Modern Ferrarese cuisine is strongly tied to the traditional Renaissance gastronomy of the Estense court, which is considered an excellence by culinary experts on this period.
Cristoforo da Messisbugo, who is considered to be the father of modern cookery, was employed in Ferrara.
Based on this premise, a rich and elaborate cuisine is to be expected, with recipes which not only make the most of know-how on local resources, but thanks to the Estense tradition, unusual ingredients, too. As in the case of Panpepato, Salama da Sugo or the Pasticcio Ferrarese.
Typical Ferrarese Dishes
Salama da Sugo is an intriguing and very special, flavourful cooked salami based on selected, finely and roughly minced pork, red wine, salt, black pepper, nutmeg, cinnamon and cloves. The origins of Salama da Sugo go back to the fifteenth century, with the first written evidence of its existence being provided by Lorenzo il Magnifico.
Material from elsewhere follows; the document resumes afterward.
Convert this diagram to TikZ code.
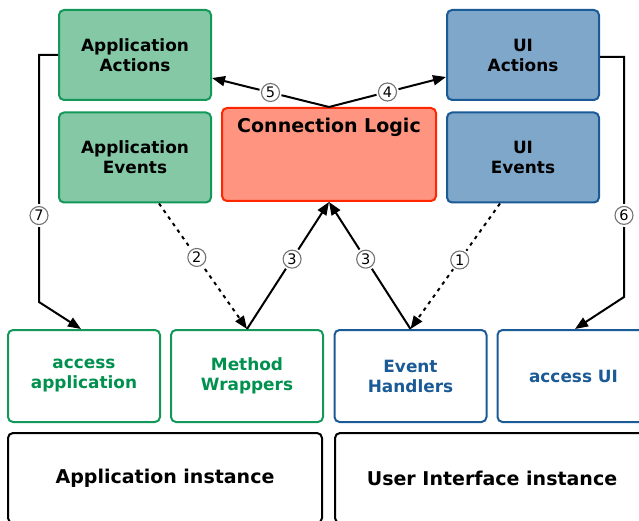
\documentclass[tikz,border=0pt]{standalone}
\usepackage{fontspec}
\setmainfont{DejaVu Sans}
\usetikzlibrary{arrows.meta,calc}
\definecolor{appfill}{HTML}{84C8A5}
\definecolor{appline}{HTML}{13985A}
\definecolor{apptext}{HTML}{00914F}
\definecolor{uifill}{HTML}{7FA7C9}
\definecolor{uiline}{HTML}{1A5A96}
\definecolor{uitext}{HTML}{1A5A96}
\definecolor{logicfill}{HTML}{FF9580}
\definecolor{logicline}{HTML}{FF2600}
\begin{document}
\begin{tikzpicture}[x=1pt,y=-1pt,
  box/.style={rectangle, rounded corners=5pt, line width=2pt, align=center,
    inner sep=0pt, font=\bfseries\fontsize{16.9}{20}\selectfont},
  appbox/.style={box, draw=appline, fill=appfill, minimum width=152pt, minimum height=90pt},
  uibox/.style={box, draw=uiline, fill=uifill, minimum width=152pt, minimum height=90pt},
  appport/.style={box, draw=appline, fill=white, text=apptext, minimum width=152pt, minimum height=92pt},
  uiport/.style={box, draw=uiline, fill=white, text=uitext, minimum width=152pt, minimum height=92pt},
  instbox/.style={box, draw=black, fill=white, minimum width=314pt, minimum height=90pt,
    font=\bfseries\fontsize{19}{22}\selectfont},
  conn/.style={line width=2pt, -{Triangle[length=13pt,width=10pt]}},
  dotconn/.style={conn, dash pattern=on 3.5pt off 4.5pt},
  num/.style={circle, fill=white, inner sep=0pt, minimum size=23pt,
    font=\fontsize{14.5}{14.5}\selectfont, solid,
    path picture={\draw[black!55, line width=1.1pt, solid]
      (path picture bounding box.center) circle (9pt);}}
]
\clip (0,0) rectangle (639,521);

% upper row: action/event blocks and the connection logic
\node[appbox] (aa) at (135,55)    {Application\\Actions};
\node[appbox] (ae) at (135,157.5) {Application\\Events};
\node[uibox]  (ua) at (523,55)    {UI\\Actions};
\node[uibox]  (ue) at (523,157.5) {UI\\Events};
\node[box, draw=logicline, fill=logicfill, minimum width=214pt,
      text height=25pt, text depth=68pt,
      font=\bfseries\fontsize{19}{22}\selectfont] (cl) at (329,154.5) {Connection Logic};

% lower row: access points and wrappers
\node[appport] (acc) at (84,376)    {access\\application};
\node[appport] (mw)  at (247,376)   {Method\\Wrappers};
\node[uiport]  (eh)  at (410.5,376) {Event\\Handlers};
\node[uiport]  (au)  at (573.5,376) {access UI};

% instances
\node[instbox] (ai) at (165,478) {Application instance};
\node[instbox] (ui) at (492,478) {User Interface instance};

% connectors
\draw[dotconn] ($(ue.south)+(-23,0)$) -- node[num, pos=0.45] (n1) {1} (eh.north);
\draw[dotconn] ($(ae.south)+(24,0)$) -- node[num, pos=0.43] (n2) {2} (mw.north);
\draw[conn] (mw.north) -- node[num, pos=0.55] (n3a) {3} (cl.south);
\draw[conn] (eh.north) -- node[num, pos=0.55] (n3b) {3} (cl.south);
\draw[conn] (cl.north) -- node[num, pos=0.5] (n4) {4} ($(ua.west)+(0,22)$);
\draw[conn] (cl.north) -- node[num, pos=0.5] (n5) {5} ($(aa.east)+(0,23)$);
\draw[conn] (aa.west) -- ++(-19,0) -- node[num, pos=0.65] (n7) {7} ++(0,247)
  -- ($(acc.north)+(-3,0)$);
\draw[conn] ($(ua.east)+(0,2)$) -- ++(24,0) -- node[num, pos=0.66] (n6) {6} ++(0,240)
  -- ($(au.north)+(1.5,0)$);
\end{tikzpicture}
\end{document}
The Pasticcio Ferrarese is a sweet short-crust pastry dish filled with maccheroni in a white meat ragù, béchamel, nutmeg and truffle sauce.
The Ferrarese version of Panpepato came into being in the 1600s in the Corpus Domini Monastery from a recipe by the cook, Cristoforo da Messisbugo. It is a dessert which is made into a flattish-dome shape prepared with almonds, spices, candied fruit, hazelnuts and covered in dark chocolate. The name comes from a shortened version of the words Pan del Papa (the Pope’s bread) which over time became Panpapato and in the end Panpepato.
The Ferrarese Coppia is bread with a rather unusual shape with four horns branching out from its centre. This bread is unparalleled when eaten with renowned Ferrarese cured meats.
Another very special, characteristic dish from Ferrarese cuisine are the so-called Cappellacci di Zucca (pumpkin cappellacci). These are egg-pasta ravioli stuffed with pumpkin.